CAE-IF: An Anomaly Detection Approach Based on Temporal Representation of the Reconstruction Error

In the field of network traffic anomaly detection, unsupervised learning plays a critical role yet encounters significant challenges, including accurately determining anomaly thresholds and modeling the intricate temporal dynamics of network traffic. To address these challenges, we present a novel approach, termed Convolutional Autoencoder-Isolation Forest (CAE-IF). By leveraging packet-level reconstruction errors with contextual information, our approach obviates the need for manual threshold setting and effectively captures temporal dynamics. The process commences with the application of the damped incremental statistics algorithm to extract statistical features from network traffic with temporal information. Subsequently, the Convolutional Autoencoder (CAE) is employed to compute the Root Mean Square Error (RMSE), offering detailed insights into the temporal correlations in network traffic.
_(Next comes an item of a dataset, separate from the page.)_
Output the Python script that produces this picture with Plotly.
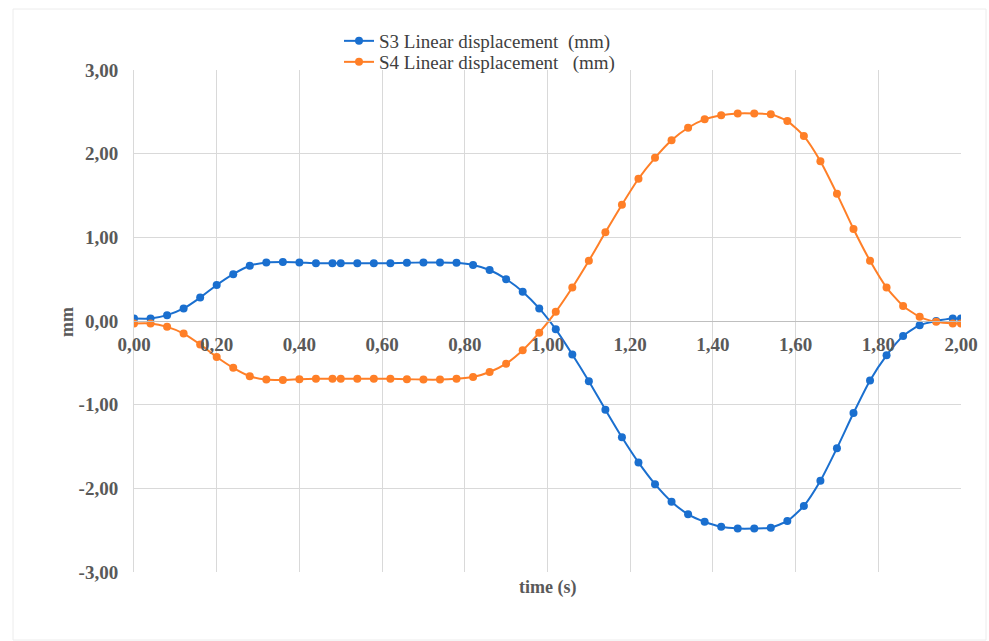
import plotly.graph_objects as go

# Sample times (s)
time_s = [0.00, 0.04, 0.08, 0.12, 0.16, 0.20, 0.24, 0.28, 0.32, 0.36, 0.40, 0.44, 0.48,
          0.50, 0.54, 0.58, 0.62, 0.66, 0.70, 0.74, 0.78, 0.82, 0.86, 0.90, 0.94, 0.98,
          1.02, 1.06, 1.10, 1.14, 1.18, 1.22, 1.26, 1.30, 1.34, 1.38, 1.42, 1.46, 1.50,
          1.54, 1.58, 1.62, 1.66, 1.70, 1.74, 1.78, 1.82, 1.86, 1.90, 1.94, 1.98, 2.00]

# Sensor S3 linear displacement (mm)
s3_mm = [0.03, 0.03, 0.07, 0.15, 0.28, 0.43, 0.56, 0.66, 0.70, 0.705, 0.70, 0.69, 0.69,
         0.69, 0.69, 0.69, 0.69, 0.695, 0.70, 0.70, 0.695, 0.67, 0.61, 0.50, 0.35, 0.15,
         -0.10, -0.40, -0.72, -1.06, -1.39, -1.69, -1.95, -2.16, -2.31, -2.40, -2.46, -2.48, -2.48,
         -2.47, -2.39, -2.21, -1.91, -1.52, -1.10, -0.71, -0.41, -0.18, -0.05, 0.00, 0.03, 0.03]

# Sensor S4 linear displacement (mm)
s4_mm = [-0.03, -0.03, -0.07, -0.15, -0.28, -0.43, -0.56, -0.66, -0.70, -0.705, -0.695, -0.69, -0.69,
         -0.69, -0.69, -0.69, -0.69, -0.695, -0.70, -0.70, -0.69, -0.67, -0.61, -0.51, -0.35, -0.14,
         0.11, 0.40, 0.72, 1.06, 1.39, 1.70, 1.95, 2.16, 2.31, 2.41, 2.46, 2.48, 2.48,
         2.47, 2.39, 2.21, 1.91, 1.52, 1.10, 0.72, 0.40, 0.18, 0.05, -0.01, -0.03, -0.03]

series_names = ["S3 Linear displacement  (mm)", "S4 Linear displacement   (mm)"]
series_colors = ["#1a6fcf", "#ff7f27"]

x_ticks = [round(0.2 * i, 2) for i in range(11)]
y_ticks = [-3, -2, -1, 0, 1, 2, 3]


def comma_label(v):
    # two decimals, comma as decimal mark, plain hyphen for negatives
    return f"{v:.2f}".replace(".", ",")


FONT = "Liberation Serif"
TICK_GRAY = "#595959"
TICK_SIZE = 19

fig = go.Figure()
legend_ids = ["legend", "legend2"]
for name, ys, col, lg in zip(series_names, [s3_mm, s4_mm], series_colors, legend_ids):
    fig.add_trace(go.Scatter(
        x=time_s, y=ys, name=name, mode="lines+markers", legend=lg,
        line=dict(color=col, width=2, shape="spline", smoothing=0.6),
        marker=dict(color=col, size=8, symbol="circle"),
    ))

legend_style = dict(
    xanchor="left", yanchor="middle", bgcolor="rgba(0,0,0,0)",
    font=dict(family=FONT, size=19, color="#404040"), itemwidth=30,
)

fig.update_layout(
    width=989, height=641,
    margin=dict(l=134, r=28, t=70, b=69),
    paper_bgcolor="white", plot_bgcolor="white",
    font=dict(family=FONT, color=TICK_GRAY),
    showlegend=True,
    legend=dict(x=(339 - 134) / 827, y=1 + (70 - 41) / 502, **legend_style),
    legend2=dict(x=(339 - 134) / 827, y=1 + (70 - 62) / 502, **legend_style),
    xaxis=dict(
        range=[0, 2], tickvals=x_ticks, ticktext=[comma_label(v) for v in x_ticks],
        anchor="free", position=0.5,
        showgrid=True, gridcolor="#d9d9d9", gridwidth=1,
        zeroline=False, showline=True, linecolor="#bfbfbf", linewidth=1,
        ticks="outside", ticklen=6, tickcolor="rgba(0,0,0,0)",
        tickfont=dict(family=FONT, size=TICK_SIZE, color=TICK_GRAY, weight="bold"),
    ),
    yaxis=dict(
        range=[-3, 3], tickvals=y_ticks, ticktext=[comma_label(v) for v in y_ticks],
        showgrid=True, gridcolor="#d9d9d9", gridwidth=1,
        zeroline=False, showline=True, linecolor="#d9d9d9", linewidth=1,
        ticks="outside", ticklen=11, tickcolor="rgba(0,0,0,0)",
        tickfont=dict(family=FONT, size=TICK_SIZE, color=TICK_GRAY, weight="bold"),
    ),
)

# Axis titles
fig.add_annotation(text="<b>time (s)</b>", xref="paper", yref="paper",
                   x=(547 - 134) / 827, y=(572 - 587) / 502, xanchor="center", yanchor="middle",
                   showarrow=False, font=dict(family=FONT, size=18, color=TICK_GRAY))
fig.add_annotation(text="<b>mm</b>", xref="paper", yref="paper",
                   x=(67 - 134) / 827, y=(572 - 322) / 502, xanchor="center", yanchor="middle",
                   showarrow=False, textangle=-90, font=dict(family=FONT, size=18, color=TICK_GRAY))

# Faint chart-area frame
fig.add_shape(type="rect", xref="paper", yref="paper",
              x0=(13 - 134) / 827, x1=(986 - 134) / 827,
              y0=(572 - 640) / 502, y1=1 + (70 - 9) / 502,
              line=dict(color="#ececec", width=1), layer="below")

fig.write_html("out.html")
This RMSE is then refined through an aggregation mechanism based on source IP addresses, yielding a fine-grained temporal representation. Finally, the Isolation Forest (IF) algorithm is applied to establish an anomaly detection framework. Our comprehensive experimental evaluation, using three datasets: Mirai, Operating System Scan (OS Scan), and Simple Service Discovery Protocol (SSDP) Flood, demonstrates the superior efficacy of the CAE-IF method. It achieves remarkable $F_1$ scores of $96.14\mathrm{\%}$, $99.81\mathrm{\%}$, and $99.98\mathrm{\%}$ on these datasets, respectively. These results not only signify substantial improvements over existing methods for the Mirai and OS Scan datasets but also match the highest $F_1$ score obtained on the SSDP Flood dataset.